Task prompt
Report only how many lines hold the word "that".

— start of Recorded information —

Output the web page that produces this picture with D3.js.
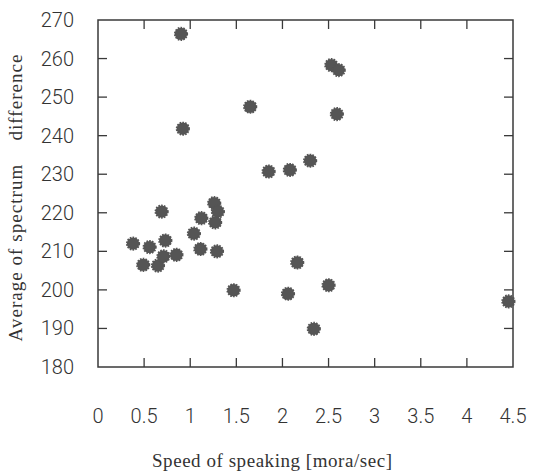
<!DOCTYPE html>
<html>
<head>
<meta charset="utf-8">
<script src="https://cdn.jsdelivr.net/npm/d3@7"></script>
<style>
  body { margin: 0; background: #fff; }
  svg { display: block; }
</style>
</head>
<body>
<svg class="svg"></svg>
<script>
const svgWidth = 533;
const svgHeight = 473;

// speed of speaking (mora/sec) and average spectrum difference
const speed = [0.90, 0.92, 1.65, 2.53, 2.61, 2.59, 1.85, 2.08, 2.30, 1.47,
    2.06, 2.16, 2.34, 2.50, 4.45, 0.69, 0.38, 0.56, 0.73, 0.49,
    0.65, 0.71, 0.85, 1.04, 1.12, 1.11, 1.29, 1.26, 1.30, 1.27];
const spectrumDiff = [266.4, 241.8, 247.5, 258.3, 257.0, 245.6, 230.7, 231.1, 233.5, 199.9,
    199.0, 207.1, 189.9, 201.2, 197.0, 220.3, 212.0, 211.1, 212.8, 206.5,
    206.3, 208.7, 209.1, 214.6, 218.6, 210.6, 210.0, 222.5, 220.3, 217.5];

const xTicks = [0, 0.5, 1, 1.5, 2, 2.5, 3, 3.5, 4, 4.5];
const yTicks = [180, 190, 200, 210, 220, 230, 240, 250, 260, 270];

const svg = d3.select(".svg")
    .attr("width", svgWidth)
    .attr("height", svgHeight);

const plotLeft = 98, plotRight = 513, plotTop = 20, plotBottom = 367;

const xScale = d3.scaleLinear().domain([0, 4.5]).range([plotLeft, plotRight]);
const yScale = d3.scaleLinear().domain([180, 270]).range([plotBottom, plotTop]);

const tickLen = 9;
const frameColor = "#3a3a3a";

// inner ticks (both sides), skipping the ones that sit on the frame
const innerX = xTicks.filter(d => d > 0 && d < 4.5);
const innerY = yTicks.filter(d => d > 180 && d < 270);

const ticks = svg.append("g")
    .attr("stroke", frameColor)
    .attr("stroke-width", 1.3);

ticks.selectAll(".xb").data(innerX).enter().append("line")
    .attr("x1", d => xScale(d)).attr("x2", d => xScale(d))
    .attr("y1", plotBottom).attr("y2", plotBottom - tickLen);
ticks.selectAll(".xt").data(innerX).enter().append("line")
    .attr("x1", d => xScale(d)).attr("x2", d => xScale(d))
    .attr("y1", plotTop).attr("y2", plotTop + tickLen);
ticks.selectAll(".yl").data(innerY).enter().append("line")
    .attr("y1", d => yScale(d)).attr("y2", d => yScale(d))
    .attr("x1", plotLeft).attr("x2", plotLeft + tickLen);
ticks.selectAll(".yr").data(innerY).enter().append("line")
    .attr("y1", d => yScale(d)).attr("y2", d => yScale(d))
    .attr("x1", plotRight).attr("x2", plotRight - tickLen);

// frame
svg.append("rect")
    .attr("x", plotLeft).attr("y", plotTop)
    .attr("width", plotRight - plotLeft).attr("height", plotBottom - plotTop)
    .attr("fill", "none")
    .attr("stroke", frameColor)
    .attr("stroke-width", 1.5);

// tick labels
svg.selectAll(".xlab").data(xTicks).enter().append("text")
    .attr("x", d => xScale(d))
    .attr("y", 416)
    .attr("text-anchor", "middle")
    .attr("dominant-baseline", "central")
    .attr("font-family", "Roboto, 'DejaVu Sans', sans-serif")
    .attr("font-weight", 300)
    .attr("font-size", 20)
    .attr("fill", "#333")
    .text(d => d3.format("")(d));

svg.selectAll(".ylab").data(yTicks).enter().append("text")
    .attr("x", 74)
    .attr("y", d => yScale(d))
    .attr("text-anchor", "end")
    .attr("dominant-baseline", "central")
    .attr("font-family", "Roboto, 'DejaVu Sans', sans-serif")
    .attr("font-weight", 300)
    .attr("font-size", 20)
    .attr("fill", "#333")
    .text(d => d);

// axis titles
svg.append("text")
    .attr("x", 272)
    .attr("y", 467)
    .attr("text-anchor", "middle")
    .attr("font-family", "'Liberation Serif', serif")
    .attr("font-size", 19)
    .attr("textLength", 240)
    .attr("lengthAdjust", "spacing")
    .attr("fill", "#333")
    .text("Speed of speaking [mora/sec]");

svg.append("text")
    .attr("transform", "translate(22,198) rotate(-90)")
    .attr("text-anchor", "middle")
    .attr("font-family", "'Liberation Serif', serif")
    .attr("font-size", 19)
    .attr("textLength", 287)
    .attr("lengthAdjust", "spacing")
    .attr("fill", "#333")
    .style("white-space", "pre")
    .text("Average of spectrum    difference");

// points
svg.selectAll(".pt").data(speed).enter().append("circle")
    .attr("cx", d => xScale(d))
    .attr("cy", (d, i) => yScale(spectrumDiff[i]))
    .attr("r", 6.2)
    .attr("fill", "#555")
    .attr("stroke", "#555")
    .attr("stroke-width", 1.8)
    .attr("stroke-dasharray", "1.6,1.2");
</script>
</body>
</html>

— end of Recorded information —

Result for this task
2